Sir Bobby Robson's legacy five years after his death
Five years on from the death of Sir Bobby Robson, his widow Elsie has said he would be "astonished" at the legacy he had left.
The former England, Ipswich and Newcastle United manager died on 31 July 2009, aged 76, after his fifth battle against cancer.
In 2008 he set up the Sir Bobby Robson Foundation, a cancer research charity.
Lady Robson said she was "extremely proud" of the foundation, which has raised £7.3m in the six years since.
Sir Bobby called the charity his "last and greatest team". He set it up after his oncologist Prof Ruth Plummer told him she needed to raise £500,000 for a new cancer drug trials centre at the Freeman Hospital in Newcastle.

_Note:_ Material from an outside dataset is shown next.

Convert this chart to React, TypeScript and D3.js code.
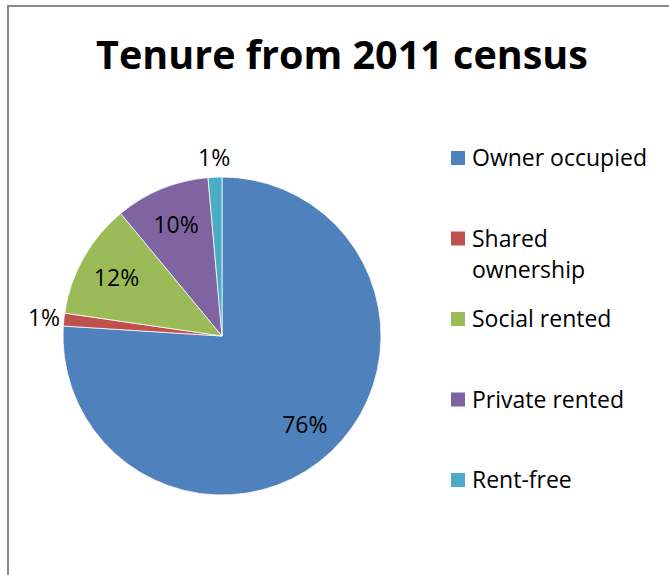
import React from "react";
import * as d3 from "d3";

const categories = ["Owner occupied", "Shared ownership", "Social rented", "Private rented", "Rent-free"];
const values = [76.0, 1.3, 11.7, 9.6, 1.4];
const colors = ["#4F81BD", "#C0504D", "#9BBB59", "#8064A2", "#4BACC6"];
const legendLines = [["Owner occupied"], ["Shared", "ownership"], ["Social rented"], ["Private rented"], ["Rent-free"]];
const title = "Tenure from 2011 census";

const W = 669, H = 575;
const cx = 222, cy = 336, R = 159;
const FONT = "'Open Sans', sans-serif";

export default function App() {
  const data = categories.map((c, i) => ({ c, v: values[i], i }));
  const pie = d3.pie<any>().value((d) => d.v).sort(null);
  const arcs = pie(data);
  const arc = d3.arc<any>().innerRadius(0).outerRadius(R);
  const total = d3.sum(values);
  const inner = d3.arc<any>().innerRadius(121).outerRadius(121);
  const outer = d3.arc<any>().innerRadius(179).outerRadius(179);
  const legendY = d3.scalePoint<number>().domain(d3.range(categories.length)).range([158, 480]);

  return (
    <svg width={W} height={H} style={{ position: "absolute", left: 0, top: 0, background: "#fff" }}>
      <rect x={8} y={6} width={W + 20} height={H + 20} fill="#fff" stroke="#878787" strokeWidth={2} />
      <text x={342} y={69} textAnchor="middle" fontFamily={FONT} fontWeight="bold" fontSize={39.5} fill="#000">
        {title}
      </text>
      <g transform={`translate(${cx},${cy})`}>
        {arcs.map((a, i) => (
          <path key={i} d={arc(a) as string} fill={colors[i]} stroke="#fff" strokeWidth={0.75} />
        ))}
        {arcs.map((a, i) => {
          const pct = (a.data.v / total) * 100;
          const small = pct < 3;
          const [x, y] = (small ? outer : inner).centroid(a);
          return (
            <text key={i} x={x} y={y} textAnchor="middle" dominantBaseline="central" fontFamily={FONT} fontSize={23} fill="#000">
              {`${Math.round(pct)}%`}
            </text>
          );
        })}
      </g>
      {categories.map((c, i) => {
        const yc = legendY(i) as number;
        return (
          <g key={c}>
            <rect x={451} y={yc - 7} width={14} height={14} fill={colors[i]} />
            {legendLines[i].map((ln, j) => (
              <text key={j} x={472} y={yc + 8 + j * 31} fontFamily={FONT} fontSize={23} fill="#000">
                {ln}
              </text>
            ))}
          </g>
        );
      })}
    </svg>
  );
}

Sir Bobby won the FA Cup with Ipswich in 1978, followed by the Uefa Cup in 1981. He took England to a World Cup semi-final in 1990, still the country's best finish since 1966.'Shared him'
After a spell managing abroad, he took over a struggling Newcastle in 1999 and brought them Champions League football with top-four finishes in 2002 and 2003.

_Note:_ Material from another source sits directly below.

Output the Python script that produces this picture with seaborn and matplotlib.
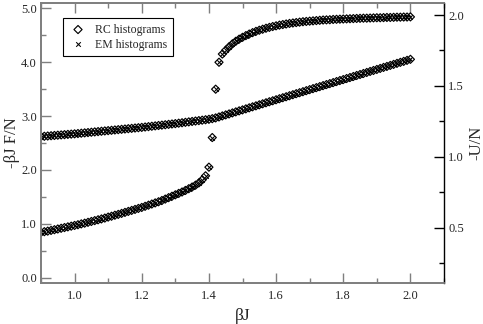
import matplotlib
matplotlib.use("Agg")
import matplotlib.pyplot as plt
import seaborn as sns
import pandas as pd
from matplotlib.ticker import MultipleLocator

beta = [0.90, 0.91, 0.92, 0.93, 0.94, 0.95, 0.96, 0.97, 0.98, 0.99,
        1.00, 1.01, 1.02, 1.03, 1.04, 1.05, 1.06, 1.07, 1.08, 1.09,
        1.10, 1.11, 1.12, 1.13, 1.14, 1.15, 1.16, 1.17, 1.18, 1.19,
        1.20, 1.21, 1.22, 1.23, 1.24, 1.25, 1.26, 1.27, 1.28, 1.29,
        1.30, 1.31, 1.32, 1.33, 1.34, 1.35, 1.36, 1.37, 1.38, 1.39,
        1.40, 1.41, 1.42, 1.43, 1.44, 1.45, 1.46, 1.47, 1.48, 1.49,
        1.50, 1.51, 1.52, 1.53, 1.54, 1.55, 1.56, 1.57, 1.58, 1.59,
        1.60, 1.61, 1.62, 1.63, 1.64, 1.65, 1.66, 1.67, 1.68, 1.69,
        1.70, 1.71, 1.72, 1.73, 1.74, 1.75, 1.76, 1.77, 1.78, 1.79,
        1.80, 1.81, 1.82, 1.83, 1.84, 1.85, 1.86, 1.87, 1.88, 1.89,
        1.90, 1.91, 1.92, 1.93, 1.94, 1.95, 1.96, 1.97, 1.98, 1.99,
        2.00]

# -beta J F / N  (left axis)
free_energy = [2.620, 2.625, 2.630, 2.635, 2.640, 2.645, 2.650, 2.655, 2.660, 2.665,
               2.670, 2.676, 2.682, 2.688, 2.694, 2.700, 2.706, 2.712, 2.718, 2.724,
               2.730, 2.736, 2.742, 2.748, 2.754, 2.760, 2.766, 2.772, 2.778, 2.784,
               2.790, 2.797, 2.804, 2.811, 2.818, 2.825, 2.832, 2.839, 2.846, 2.853,
               2.860, 2.868, 2.876, 2.884, 2.892, 2.900, 2.908, 2.916, 2.924, 2.932,
               2.940, 2.952, 2.966, 2.984, 3.003, 3.022, 3.040, 3.059, 3.078, 3.097,
               3.115, 3.134, 3.153, 3.172, 3.190, 3.209, 3.228, 3.247, 3.266, 3.284,
               3.303, 3.322, 3.341, 3.359, 3.378, 3.397, 3.416, 3.434, 3.453, 3.472,
               3.491, 3.510, 3.528, 3.547, 3.566, 3.585, 3.603, 3.622, 3.641, 3.660,
               3.678, 3.697, 3.716, 3.735, 3.754, 3.772, 3.791, 3.810, 3.829, 3.847,
               3.866, 3.885, 3.904, 3.922, 3.941, 3.960, 3.979, 3.998, 4.016, 4.035,
               4.054]

# -U / N  (right axis)
energy = [0.467, 0.472, 0.476, 0.481, 0.486, 0.491, 0.496, 0.501, 0.506, 0.511,
          0.516, 0.521, 0.527, 0.532, 0.538, 0.544, 0.550, 0.556, 0.562, 0.568,
          0.575, 0.581, 0.588, 0.594, 0.601, 0.608, 0.615, 0.622, 0.629, 0.636,
          0.643, 0.651, 0.659, 0.667, 0.675, 0.683, 0.692, 0.702, 0.712, 0.722,
          0.732, 0.742, 0.752, 0.763, 0.775, 0.787, 0.800, 0.816, 0.838, 0.866,
          0.927, 1.136, 1.477, 1.667, 1.725, 1.752, 1.776, 1.797, 1.815, 1.830,
          1.843, 1.855, 1.866, 1.876, 1.885, 1.893, 1.900, 1.907, 1.913, 1.919,
          1.924, 1.929, 1.933, 1.937, 1.941, 1.944, 1.947, 1.950, 1.953, 1.955,
          1.957, 1.959, 1.961, 1.963, 1.965, 1.966, 1.967, 1.969, 1.970, 1.971,
          1.972, 1.973, 1.974, 1.975, 1.976, 1.977, 1.978, 1.978, 1.979, 1.980,
          1.981, 1.981, 1.982, 1.983, 1.983, 1.984, 1.985, 1.985, 1.986, 1.986,
          1.987]

series_names = ["RC histograms", "EM histograms"]
x_ticks = [1.0, 1.2, 1.4, 1.6, 1.8, 2.0]
left_ticks = [0.0, 1.0, 2.0, 3.0, 4.0, 5.0]
right_ticks = [0.5, 1.0, 1.5, 2.0]

sns.set_style("ticks")
plt.rcParams['font.family'] = ['Liberation Serif', 'DejaVu Serif']

df = pd.DataFrame({"beta": beta, "F": free_energy, "U": energy})

fig = plt.figure(figsize=(4.83, 3.24), dpi=100)
ax = fig.add_axes([41 / 483, 1 - 283 / 324, (444 - 41) / 483, (283 - 3) / 324])
ax2 = ax.twinx()

gray = "#7f7f7f"
d_kw = dict(marker="D", s=17, facecolor="none", edgecolor="black", linewidth=0.85)
x_kw = dict(marker="x", s=11, color="black", linewidth=0.75)

sns.scatterplot(data=df, x="beta", y="F", ax=ax, **d_kw)
sns.scatterplot(data=df, x="beta", y="F", ax=ax, **x_kw)
sns.scatterplot(data=df, x="beta", y="U", ax=ax2, **d_kw)
sns.scatterplot(data=df, x="beta", y="U", ax=ax2, **x_kw)

ax.set_xlim(0.9, 2.1)
ax.set_ylim(-0.1, 5.1)
ax2.set_ylim(0.11, 2.085)

ax.set_xticks(x_ticks)
ax.set_xticklabels([f"{v:.1f}" for v in x_ticks])
ax.set_yticks(left_ticks)
ax.set_yticklabels([f"{v:.1f}" for v in left_ticks])
ax2.set_yticks(right_ticks)
ax2.set_yticklabels([f"{v:.1f}" for v in right_ticks])
ax.xaxis.set_minor_locator(MultipleLocator(0.1))
ax.yaxis.set_minor_locator(MultipleLocator(0.5))
ax2.yaxis.set_minor_locator(MultipleLocator(0.25))

ax.tick_params(axis="both", which="both", direction="in", color=gray, labelsize=9,
               top=True, width=1.0)
ax.tick_params(which="major", length=7)
ax.tick_params(which="minor", length=3.5)
ax.tick_params(axis="x", pad=5)
ax.tick_params(axis="y", pad=3)
ax2.tick_params(axis="y", which="both", direction="in", color="black", labelsize=9,
                width=1.0, pad=3)
ax2.tick_params(which="major", length=7)
ax2.tick_params(which="minor", length=3.5)

for s in ["left", "bottom", "top"]:
    ax.spines[s].set_color(gray)
    ax.spines[s].set_linewidth(1.3)
    ax2.spines[s].set_color(gray)
    ax2.spines[s].set_linewidth(1.3)
ax2.spines["right"].set_color("black")
ax2.spines["right"].set_linewidth(1.0)
ax.spines["right"].set_visible(False)

ax.set_xlabel("βJ", fontsize=12.5, labelpad=4)
ax.set_ylabel("-βJ F/N", fontsize=12, labelpad=1)
ax2.set_ylabel("-U/N", fontsize=12, labelpad=3)

h1 = ax.scatter([], [], label=series_names[0], **d_kw)
h2 = ax.scatter([], [], label=series_names[1], **x_kw)
leg = ax2.legend(handles=[h1, h2], loc="upper left", bbox_to_anchor=(0.045, 0.96),
                 fontsize=8.5, frameon=True, fancybox=False, edgecolor="black",
                 framealpha=1, borderpad=0.5, handletextpad=0.6, labelspacing=0.25,
                 handlelength=1.6, borderaxespad=0.3)
leg.get_frame().set_linewidth(0.8)

fig.savefig("out.png", dpi=100)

Lady Robson said: "We learned a long time ago to share him in life and we sort of shared him in death as well. It was difficult, very difficult for us all, for the family especially, and I suppose you just get through it.
"The public responded in such a compassionate way and I think it was something they needed as well at that time. It was wonderful to go and see the spread of flowers and tributes and memorabilia left at St James' Park."
She said his charity had "inspired him". "People say to me that the charity's just going to go on and on and I really believe that," she said. I can't see it coming to an end. Can you? I hope not."